1. Calculate the histogram H for src

2. Normalize the histogram.

	std::array<double, 256> calNormalizedHist(cv::Mat& source) {
std::array<double, 256> acc{0};
// Calculate the histogram H for src
for(int i = 0; i < source.rows; i++)
for (int j = 0; j < source.cols; j++)
acc[ source.ptr<uchar>(i)[j]] ++;
// Normalize the histogram.
for(int i = 0; i < acc.size(); i++)
acc[i] /= source.rows * source.cols;
return acc;
}

3. Compute the integral of the histogram: H'

4. Transform the image using H′ as a look-up table: $$𝚍𝚜𝚝(x,y)=H′(𝚜𝚛𝚌(x,y)) * 255$$

	void equalizeHist(cv::Mat& source, cv::Mat& result) {
source.copyTo(result);
auto hist = calNormalizedHist(source);
// Compute the integral of the histogram: H'
for(int i = 1; i < 256; i++) hist[i] += hist[i-1];
// Transform the image using H′ as a look-up table: 𝚍𝚜𝚝(x,y)=H′(𝚜𝚛𝚌(x,y)) * 255
for(int i = 0; i < source.rows; i++)
for (int j = 0; j < source.cols; j++)
result.ptr<uchar>(i)[j] = hist[source.ptr<uchar>(i)[j]] * 255;
}

5. Test Code:

	cv::Mat cv, lab, m = cv::imread("../data/lena.png", cv::IMREAD_GRAYSCALE);
cv::equalizeHist(m, cv);
equalizeHist(m, lab);

cv::imwrite("../out/m.png", m);
cv::imwrite("../out/cv.png", cv);
cv::imwrite("../out/lab.png", lab);

cv::imwrite("../out/cv-m.png", abs(cv-m));
cv::imwrite("../out/lab-m.png", abs(lab-m));
cv::imwrite("../out/lab-cv.png", abs(lab-cv));

cv::imwrite("../out/hist.m.png", drawHist(calNormalizedHist(m)));
cv::imwrite("../out/hist.cv.png", drawHist(calNormalizedHist(cv)));
cv::imwrite("../out/hist.lab.png", drawHist(calNormalizedHist(lab)));

cv::imwrite("../out/acchist.m.png", drawHist(calNormalizedHist(m), true));
cv::imwrite("../out/acchist.cv.png", drawHist(calNormalizedHist(cv), true));
cv::imwrite("../out/acchist.lab.png", drawHist(calNormalizedHist(lab),true));


### 3. 实验结果

image: Origin

image: OpenCV

image: Result

dif: Origin&OpenCV

dif: Result&Origin

dif: Result&OpenCV

Hist: Origin

Hist: OpenCV

Hist: Result

AccHist: Origin

AccHist: OpenCV

AccHist: Result
###4. 实验结果分析
• 明显本文实现的算法与OpenCV实现的高度一致(不考虑指令集优化: SIMD|SEE4 etc.)

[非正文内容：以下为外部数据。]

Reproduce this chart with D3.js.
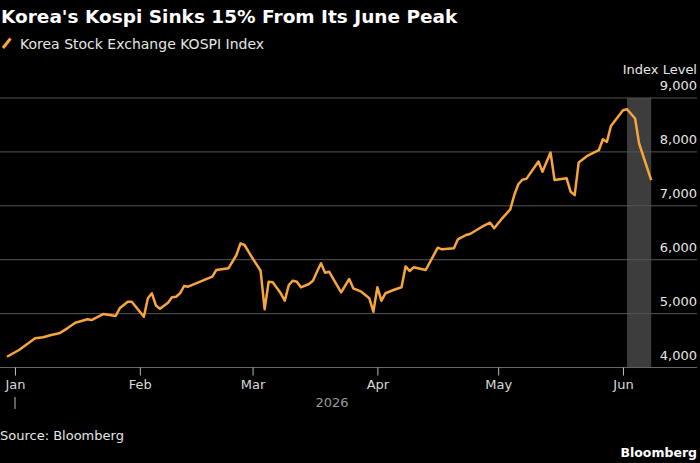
<!DOCTYPE html>
<html>
<head>
<meta charset="utf-8">
<script src="https://cdn.jsdelivr.net/npm/d3@7"></script>
<style>
  body { margin: 0; background: #000; }
  svg { display: block; }
</style>
</head>
<body>
<div id="chart-area"></div>
<script>
// data
const dates = [
	'2025-12-30', '2026-01-02', '2026-01-06', '2026-01-08', '2026-01-10', '2026-01-12',
	'2026-01-14', '2026-01-16', '2026-01-19', '2026-01-20', '2026-01-23', '2026-01-26',
	'2026-01-27', '2026-01-29', '2026-01-30', '2026-02-02', '2026-02-03', '2026-02-04',
	'2026-02-05', '2026-02-06', '2026-02-08', '2026-02-09', '2026-02-10', '2026-02-11',
	'2026-02-12', '2026-02-13', '2026-02-19', '2026-02-20', '2026-02-23', '2026-02-25',
	'2026-02-26', '2026-02-27', '2026-03-01', '2026-03-03', '2026-03-04', '2026-03-05',
	'2026-03-06', '2026-03-08', '2026-03-09', '2026-03-10', '2026-03-11', '2026-03-12',
	'2026-03-13', '2026-03-15', '2026-03-16', '2026-03-17', '2026-03-18', '2026-03-19',
	'2026-03-20', '2026-03-23', '2026-03-25', '2026-03-26', '2026-03-28', '2026-03-30',
	'2026-03-31', '2026-04-01', '2026-04-02', '2026-04-03', '2026-04-05', '2026-04-07',
	'2026-04-08', '2026-04-09', '2026-04-10', '2026-04-13', '2026-04-16', '2026-04-17',
	'2026-04-20', '2026-04-21', '2026-04-23', '2026-04-24', '2026-04-27', '2026-04-29',
	'2026-04-30', '2026-05-02', '2026-05-04', '2026-05-05', '2026-05-06', '2026-05-07',
	'2026-05-08', '2026-05-11', '2026-05-12', '2026-05-14', '2026-05-15', '2026-05-18',
	'2026-05-19', '2026-05-20', '2026-05-21', '2026-05-23', '2026-05-26', '2026-05-27',
	'2026-05-28', '2026-05-29', '2026-06-01', '2026-06-02', '2026-06-04', '2026-06-05',
	'2026-06-08'
]
const kospi = [
	4200, 4325, 4542, 4560, 4603, 4634,
	4727, 4831, 4894, 4881, 4993, 4955,
	5098, 5221, 5221, 4943, 5284, 5377,
	5150, 5090, 5202, 5302, 5314, 5377,
	5512, 5500, 5685, 5809, 5840, 6087,
	6304, 6273, 6026, 5796, 5080, 5592,
	5580, 5377, 5239, 5531, 5611, 5592,
	5488, 5549, 5611, 5777, 5933, 5759,
	5777, 5395, 5642, 5469, 5406, 5284,
	5035, 5488, 5239, 5377, 5438, 5488,
	5875, 5790, 5859, 5809, 6223, 6193,
	6211, 6378, 6458, 6477, 6612, 6687,
	6583, 6768, 6935, 7200, 7400, 7483,
	7500, 7822, 7633, 7990, 7478, 7510,
	7260, 7198, 7805, 7920, 8031, 8235,
	8185, 8481, 8772, 8791, 8619, 8156,
	7476
]
const yTicks = [4000, 5000, 6000, 7000, 8000, 9000]
const monthTicks = ['2026-01-01', '2026-02-01', '2026-03-01', '2026-04-01', '2026-05-01', '2026-06-01']
const shadeDates = ['2026-06-02', '2026-06-08']

const WIDTH = 700
const HEIGHT = 463
const ORANGE = '#f7a53c'
const FONT = 'DejaVu Sans'
const parse = d3.timeParse('%Y-%m-%d')

const svg = d3.select('#chart-area').append('svg')
	.attr('width', WIDTH)
	.attr('height', HEIGHT)
	.style('background', '#000')

const x = d3.scaleTime()
	.domain([parse('2026-01-01'), parse('2026-06-01')])
	.range([15, 623])

const y = d3.scaleLinear()
	.domain([4000, 9000])
	.range([367.5, 98])

const PLOT_LEFT = 0
const PLOT_RIGHT = 697

// title
svg.append('text')
	.attr('x', 1)
	.attr('y', 23)
	.attr('fill', '#fff')
	.attr('font-family', FONT)
	.attr('font-weight', 'bold')
	.attr('font-size', '18.5px')
	.text("Korea's Kospi Sinks 15% From Its June Peak")

// legend
svg.append('line')
	.attr('x1', 3).attr('y1', 48)
	.attr('x2', 10.5).attr('y2', 38.5)
	.attr('stroke', ORANGE)
	.attr('stroke-width', 3)
svg.append('text')
	.attr('x', 20)
	.attr('y', 48.5)
	.attr('fill', '#e6e6e6')
	.attr('font-family', FONT)
	.attr('font-size', '14px')
	.text('Korea Stock Exchange KOSPI Index')

// shaded period
svg.append('rect')
	.attr('x', x(parse(shadeDates[0])))
	.attr('y', y(9000))
	.attr('width', x(parse(shadeDates[1])) - x(parse(shadeDates[0])))
	.attr('height', y(4000) - y(9000))
	.attr('fill', '#3d3d3d')

// grid + y labels
const yAxis = svg.append('g').attr('class', 'y axis')
yAxis.selectAll('line')
	.data(yTicks)
	.enter().append('line')
		.attr('x1', PLOT_LEFT)
		.attr('x2', PLOT_RIGHT)
		.attr('y1', d => y(d))
		.attr('y2', d => y(d))
		.attr('stroke', d => d === 4000 ? '#666' : '#555')
		.attr('stroke-width', 1)
yAxis.selectAll('text')
	.data(yTicks)
	.enter().append('text')
		.attr('x', PLOT_RIGHT)
		.attr('y', d => y(d) - 8)
		.attr('text-anchor', 'end')
		.attr('fill', '#e6e6e6')
		.attr('font-family', FONT)
		.attr('font-size', '13px')
		.text(d => d3.format(',')(d))
svg.append('text')
	.attr('x', PLOT_RIGHT)
	.attr('y', 74)
	.attr('text-anchor', 'end')
	.attr('fill', '#e6e6e6')
	.attr('font-family', FONT)
	.attr('font-size', '13px')
	.text('Index Level')

// x axis
const xAxisCall = d3.axisBottom(x)
	.tickValues(monthTicks.map(parse))
	.tickFormat(d3.timeFormat('%b'))
	.tickSize(8)
	.tickPadding(4)
const xAxisGroup = svg.append('g')
	.attr('class', 'x axis')
	.attr('transform', `translate(0, ${y(4000)})`)
	.call(xAxisCall)
xAxisGroup.select('.domain').remove()
xAxisGroup.selectAll('line').attr('stroke', '#bbb')
xAxisGroup.selectAll('text')
	.attr('fill', '#d9d9d9')
	.attr('font-family', FONT)
	.attr('font-size', '13px')

// year marker
svg.append('line')
	.attr('x1', x(parse('2026-01-01'))).attr('x2', x(parse('2026-01-01')))
	.attr('y1', 397).attr('y2', 409)
	.attr('stroke', '#bbb')
svg.append('text')
	.attr('x', 332)
	.attr('y', 407)
	.attr('text-anchor', 'middle')
	.attr('fill', '#9a9a9a')
	.attr('font-family', FONT)
	.attr('font-size', '13px')
	.text('2026')

// line
const line = d3.line()
	.x((d, i) => x(parse(dates[i])))
	.y(d => y(d))
svg.append('path')
	.datum(kospi)
	.attr('d', line)
	.attr('fill', 'none')
	.attr('stroke', ORANGE)
	.attr('stroke-width', 2.5)
	.attr('stroke-linejoin', 'round')

// footer
svg.append('text')
	.attr('x', 0)
	.attr('y', 440)
	.attr('fill', '#e6e6e6')
	.attr('font-family', FONT)
	.attr('font-size', '13px')
	.text('Source: Bloomberg')
svg.append('text')
	.attr('x', 697)
	.attr('y', 457)
	.attr('text-anchor', 'end')
	.attr('fill', '#fff')
	.attr('font-family', FONT)
	.attr('font-weight', 'bold')
	.attr('font-size', '12.5px')
	.text('Bloomberg')
</script>
</body>
</html>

• 由Histogram与Accumulate Histogram上看, 连续变量的均匀分布意味着概率分布函数满足线性分布, 与理论推导得出的性质一致

• 从直方图直观观察和算法分析, 易知基于直接灰度映射(点对点映射)的经典直方图均衡算法会导致灰阶的减少.因而加剧色带(Banding)现象:

• Lookup-Table $$H’$$在定义上不是单射

所以这个意义上, 直方图的均衡是一个可以把相邻柱子合并的挪动柱子的游戏~

### 5 Attachment

• 怎么得到均衡后的直方图 ?

• 比较常见的方法: 图像均衡后再统计一次直方图

• 比较少用的方法: 直接均衡原直方图

	std::array<double, 256> equalizeHist(std::array<double, 256>&& hist) {
std::array<double, 256> hist_eq{0}, hist_acc{0};
hist_acc[0] = hist[0];
// Compute the integral of the histogram: H'
for(int i = 1; i < 256; i++) hist_acc[i] = hist_acc[i-1] + hist[i];

for(int i = 0; i < 256; i++)
hist_eq[hist_acc[i]*255] += hist[i];

return hist_eq;
}

• 先计算均衡后的直方图再均衡图像对吗?

• 不对, 均衡是一种方法, 可以直接均衡图像然后计算新的直方图, 也可以直接均衡直方图, 两直方图一致
• 直方图均衡的均衡指什么?

• 均衡一种概率变换, 可以将线性的目标概率分布函数拓展到任意的分布函数:
​ Transformation between two distribution funtion.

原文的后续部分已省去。